En prélude, une déclaration politique a été âprement négociée ces dernières semaines. Elle a failli être bloquée par la Russie et un groupe de « pays amis » qui désiraient imposer dans le texte une critique des sanctions occidentales adoptées contre Moscou depuis le déclenchement de l’invasion de l’Ukraine. Mais la Russie a battu en retraite, et les pays membres ont pu reconnaître par consensus la nécessité de réformer l’ordre financier international. Le secrétaire général, Antonio Gutteres, a enfin suggéré de financer chaque année les ODD à hauteur de 500 milliards de dollars – une proposition pas encore entérinée par les pays membres.
Pour changer le paradigme, le patron de l’ONU ne voit pas d’autre solution que de « réformer les institutions multilatérales dysfonctionnelles et obsolètes ». Une autre réunion, sur le financement du développement, doit se tenir mercredi 20 septembre. Il s’agit de poursuivre les travaux engagés notamment lors du sommet de Paris, en juin, sur la conception d’un nouveau « pacte financier » mondial,.
Discussions préparatoires
En parallèle, un sommet de l’ambition climatique sera aussi organisé mercredi, alors que les discussions préparatoires à la COP28 de Dubaï (Emirats arabes unis), début décembre, sont compliquées, pour ne pas dire dans l’impasse. Les pays en développement sont particulièrement touchés par le changement climatique sans être les principaux émetteurs.
Enfin, même si c’est un serpent de mer aux Nations unies, la question de la réforme du Conseil de Sécurité revient davantage dans les conversations. Voici un an, Joe Biden avait été le premier président américain à entrouvrir la boîte de Pandore. L’ambassadrice américaine auprès de l’ONU, Linda Thomas-Greenfield, évoque régulièrement cette réforme récusée par la Chine et la Russie, mais soutenu par la France et le RoyaumeUni. Elle parle cependant toujours d’élargir le Conseil de sécurité, mais jamais de réformer le droit de veto de ses membres.

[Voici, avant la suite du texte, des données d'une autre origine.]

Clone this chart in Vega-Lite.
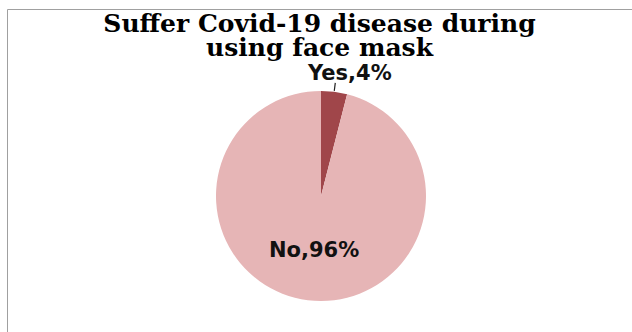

Il n’empêche, certains diplomates de pays en développement ne croient pas à la sincérité des engagements des pays « du Nord ». Certains parlent même d’hypocrisie. « C’est beaucoup de bruit maintenant, mais c’est pour nous endormir, je ne crois pas qu’un grand changement se profile », lâche, blasé, un ambassadeur africain. Pour d’autres, les alliés de Kiev chercheraient surtout à récupérer des soutiens, afin de continuer à isoler la Russie dans la bataille diplomatique qui se joue loin des combats.